Accenture recently conducted its ninth annual Global Consumer Pulse Survey, which covers 12,800 customers in 32 countries across 10 industries. This year's survey took a close look at the impact of customers switching providers, which leaves a potential $1.3 trillion (with a T) in revenue on the table, essentially up for grabs to whichever company can woo them away. While this may sound like customers are wishy-washy or inherently disloyal, Wollan says in fact customers are learning to be disloyal by repeated failures by service providers to anticipate their changing needs and the inability to solve "old school" customer service problems. Accenture Sales & Customer Services global managing director Robert Wollan shared his insights on this year's survey and the root causes of this "switching economy".
Consulting: How would you characterize consumers' attitudes towards the current level of service they receive?
Wollan: It would be easy to say customers are fickle. That they're switching more regularly, and that they're almost a disconnected or disloyal base. But the real answer looking across industries and geographies is a very different picture. You see a picture of a customer who frankly wants to stay. Some 82 percent of customers say a company could have done something to keep them. They want to stay. They objections they're raising are outdated issues we should have solved years ago. So we're training customers to be disloyal. Training them to switch slowly but surely over time as opposed to finding a customer that wants to stay loyal, wants consistency of execution and wants capabilities that matter to them more broadly.
Consulting: How has customer behavior changed?
Wollan: Customers' expectations continue to rise every year. Which means if you're trying to solve a problem you couldn't get to or didn't fund 2 to 3 years ago, people are having a hard time catching up. So they never quite get ahead of the expectations that are rising every year we see that as a very important trend. We still see issues of customers being frustrated waiting too long on hold and being transferred around to many people to solve their problem. That's a 1990s problem, but it's still an issue that hasn't been addressed. Third is the disruptive force you'd expect across industries, meaning as one expectation becomes normal and natural in one industry it starts showing up in another. Like how package companies can tell you anywhere in the world where that little letter is at any moment. Customers now start to say, 'Where's that insurance claim?' And they say 'It's in process'. Those are no longer acceptable answers. Old stuff that hasn't been solved for, rising expectations combined with an expectation leak that's going on by consumers. It's not a fair fight but it is the model we're in today.
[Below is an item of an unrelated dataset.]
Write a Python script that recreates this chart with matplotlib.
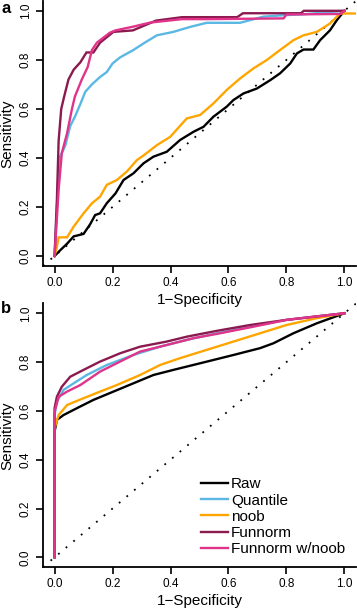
import numpy as np
import matplotlib.pyplot as plt

plt.rcParams['font.family'] = ['Liberation Sans', 'DejaVu Sans']

labels = ['Raw', 'Quantile', 'noob', 'Funnorm', 'Funnorm w/noob']
colors = ['#000000', '#5BB8E4', '#FFA500', '#8B1A4F', '#E0338A']

# panel a: ROC curves (1-specificity, sensitivity)
a_raw_x = [0, 0.02, 0.043, 0.066, 0.1, 0.123, 0.14, 0.157, 0.18, 0.21, 0.238, 0.272, 0.307, 0.341, 0.387,
           0.433, 0.48, 0.514, 0.548, 0.594, 0.617, 0.652, 0.698, 0.744, 0.778, 0.813, 0.836, 0.859, 0.893,
           0.916, 0.95, 0.974, 1.0]
a_raw_y = [0, 0.024, 0.05, 0.08, 0.09, 0.13, 0.167, 0.174, 0.215, 0.255, 0.31, 0.337, 0.378, 0.405, 0.425,
           0.473, 0.507, 0.527, 0.568, 0.609, 0.636, 0.663, 0.683, 0.717, 0.745, 0.785, 0.826, 0.842, 0.842,
           0.88, 0.92, 0.962, 1.0]
a_quant_x = [0, 0.008, 0.017, 0.037, 0.054, 0.071, 0.089, 0.106, 0.129, 0.157, 0.18, 0.2, 0.226, 0.272,
             0.307, 0.353, 0.41, 0.47, 0.525, 0.64, 0.72, 0.79, 0.85, 1.0]
a_quant_y = [0, 0.2, 0.4, 0.45, 0.53, 0.57, 0.62, 0.67, 0.7, 0.73, 0.75, 0.785, 0.81, 0.84,
             0.867, 0.9, 0.914, 0.935, 0.951, 0.951, 0.976, 0.982, 0.985, 1.0]
a_noob_x = [0, 0.008, 0.014, 0.043, 0.066, 0.1, 0.129, 0.157, 0.18, 0.215, 0.249, 0.284, 0.307, 0.353,
            0.399, 0.456, 0.502, 0.548, 0.594, 0.64, 0.686, 0.732, 0.778, 0.824, 0.859, 0.905, 0.95,
            0.985, 1.0, 1.05]
a_noob_y = [0, 0.038, 0.076, 0.076, 0.12, 0.174, 0.215, 0.242, 0.29, 0.31, 0.344, 0.391, 0.41, 0.452,
            0.486, 0.561, 0.575, 0.622, 0.677, 0.724, 0.765, 0.799, 0.84, 0.88, 0.9, 0.914, 0.948,
            0.989, 0.989, 0.989]
a_fun_x = [0, 0.008, 0.014, 0.023, 0.033, 0.048, 0.066, 0.089, 0.11, 0.134, 0.157, 0.203, 0.27, 0.35,
           0.44, 0.63, 0.65, 0.85, 0.86, 1.0]
a_fun_y = [0, 0.23, 0.47, 0.6, 0.65, 0.72, 0.76, 0.79, 0.83, 0.83, 0.87, 0.914, 0.92, 0.96,
           0.974, 0.974, 0.99, 0.99, 1.0, 1.0]
a_funnoob_x = [0, 0.014, 0.025, 0.043, 0.06, 0.07, 0.094, 0.114, 0.129, 0.146, 0.19, 0.21, 0.27, 0.33,
               0.44, 0.525, 0.79, 0.80, 0.985, 1.0]
a_funnoob_y = [0, 0.27, 0.42, 0.5, 0.6, 0.65, 0.72, 0.77, 0.84, 0.87, 0.91, 0.92, 0.935, 0.952,
               0.966, 0.966, 0.969, 0.985, 0.987, 1.0]

# panel b
b_raw_x = [0, 0.0, 0.008, 0.031, 0.077, 0.134, 0.203, 0.272, 0.341, 0.41, 0.502, 0.617, 0.709, 0.755,
           0.824, 0.905, 1.0]
b_raw_y = [0, 0.515, 0.563, 0.583, 0.611, 0.645, 0.679, 0.713, 0.747, 0.768, 0.795, 0.829, 0.857, 0.877,
           0.918, 0.959, 1.0]
b_quant_x = [0, 0.0, 0.008, 0.031, 0.066, 0.111, 0.18, 0.272, 0.364, 0.456, 0.56, 0.675, 0.801, 1.0]
b_quant_y = [0, 0.583, 0.638, 0.686, 0.713, 0.747, 0.788, 0.829, 0.863, 0.891, 0.918, 0.945, 0.973, 1.0]
b_noob_x = [0, 0.0, 0.014, 0.043, 0.1, 0.157, 0.215, 0.295, 0.364, 0.433, 0.525, 0.617, 0.709, 0.801,
            0.905, 1.0]
b_noob_y = [0, 0.53, 0.583, 0.624, 0.652, 0.679, 0.706, 0.747, 0.788, 0.816, 0.85, 0.884, 0.918, 0.952,
            0.98, 1.0]
b_fun_x = [0, 0.0, 0.008, 0.025, 0.054, 0.1, 0.157, 0.226, 0.295, 0.387, 0.456, 0.56, 0.675, 0.801, 1.0]
b_fun_y = [0, 0.611, 0.658, 0.699, 0.74, 0.768, 0.802, 0.836, 0.863, 0.884, 0.904, 0.928, 0.952, 0.973, 1.0]
b_funnoob_x = [0, 0.0, 0.014, 0.043, 0.089, 0.157, 0.226, 0.295, 0.387, 0.48, 0.571, 0.686, 0.801, 1.0]
b_funnoob_y = [0, 0.597, 0.658, 0.679, 0.706, 0.761, 0.802, 0.843, 0.87, 0.898, 0.918, 0.945, 0.973, 1.0]

ticks = [0.0, 0.2, 0.4, 0.6, 0.8, 1.0]
tick_labels = ['0.0', '0.2', '0.4', '0.6', '0.8', '1.0']

fig = plt.figure(figsize=(3.57, 6.13), dpi=100)
ax_a = fig.add_axes([0.1204, 0.5664, 0.8768, 0.432])
ax_b = fig.add_axes([0.1204, 0.0749, 0.8768, 0.430])
ax_b.patch.set_visible(False)
ax_a.patch.set_visible(False)

curves_a = [(a_raw_x, a_raw_y), (a_quant_x, a_quant_y), (a_noob_x, a_noob_y),
            (a_fun_x, a_fun_y), (a_funnoob_x, a_funnoob_y)]
curves_b = [(b_raw_x, b_raw_y), (b_quant_x, b_quant_y), (b_noob_x, b_noob_y),
            (b_fun_x, b_fun_y), (b_funnoob_x, b_funnoob_y)]

for ax, curves in [(ax_a, curves_a), (ax_b, curves_b)]:
    ax.plot([-0.04, 1.04], [-0.04, 1.04], color='black', lw=1.3, ls=(0, (1, 4.5)))
    for (x, y), c, lab in zip(curves, colors, labels):
        ax.plot(x, y, color=c, lw=1.7, label=lab, solid_joinstyle='miter')
    ax.set_xlim(-0.04, 1.04)
    ax.set_ylim(-0.04, 1.04)
    ax.spines['top'].set_visible(False)
    ax.spines['right'].set_visible(False)
    ax.spines['left'].set_linewidth(1.3)
    ax.spines['bottom'].set_linewidth(1.3)
    ax.set_xticks(ticks)
    ax.set_xticklabels(tick_labels)
    ax.set_yticks(ticks)
    ax.set_yticklabels(tick_labels, rotation=90, va='center')
    ax.tick_params(length=5, width=1.2, labelsize=8.5, pad=3)
    ax.set_xlabel('1\u2212Specificity', fontsize=11, labelpad=3)
    ax.set_ylabel('Sensitivity', fontsize=11, labelpad=4)

ax_b.legend(loc='lower right', frameon=False, fontsize=11, handlelength=1.75,
            handletextpad=0.2, labelspacing=0.15, borderaxespad=0.3,
            bbox_to_anchor=(1.0, 0.0))

fig.text(0.003, 0.999, 'a', fontsize=12, fontweight='bold', va='top', ha='left')
fig.text(0.003, 0.497, 'b', fontsize=12, fontweight='bold', va='center', ha='left')

fig.savefig('out.png', dpi=100)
Consulting: What can companies do to scoop up some of that $1.3 trillion on the table?
Wollan: Do you look at it as a risk to your current business or an opportunity? Depending where companies are as they search for growth, they really have to look at both. If you're only looking at how to go grab it, you very much could become the leaky bucket—adding more and more, but still losing. I may be a net zero contributor to growth if I'm not paying attention to both sides of this opportunity and the risk. Companies should pay attention as much to growing and retaining the revenues they have as they look at this as an opportunity. Next is the question of how well do we really know the elements of the experience that are noticed and valued and how do we rally the investments and execution around those core components. Too often we see long lists of requirements and capabilities that are being aligned towards either outdated expectations or gold-plating elements that customers don't value or even notice. Third we call 'playing to win' versus 'playing not to lose' with digital customers. That becomes a rallying cry in playing to win by not fragmenting your investments in all these areas but in fact driving clear outcome focus for all those initiatives to be noticed and valued by customers. The first choice for that highly attractive segment that actually cuts across most of your customers.
Consulting: What do the results of the survey portend for the future?
Wollan: Switching doesn't look like it's waning. It's not tied to the economy as much as you might think. We're seeing underlying behavior we've seen spike in the more challenging economic times 5 years ago, but really not ever wane. We think switching is here to stay, fairly consistent, normalized slightly, but a much more common behavior. Customers now have been almost training themselves to keep one eye open for someone who is paying attention. We think companies will continue to add new capabilities that are being expected–mobility, online–in those traditional stores and other channels, so the expectations will continue to rise and be met by companies.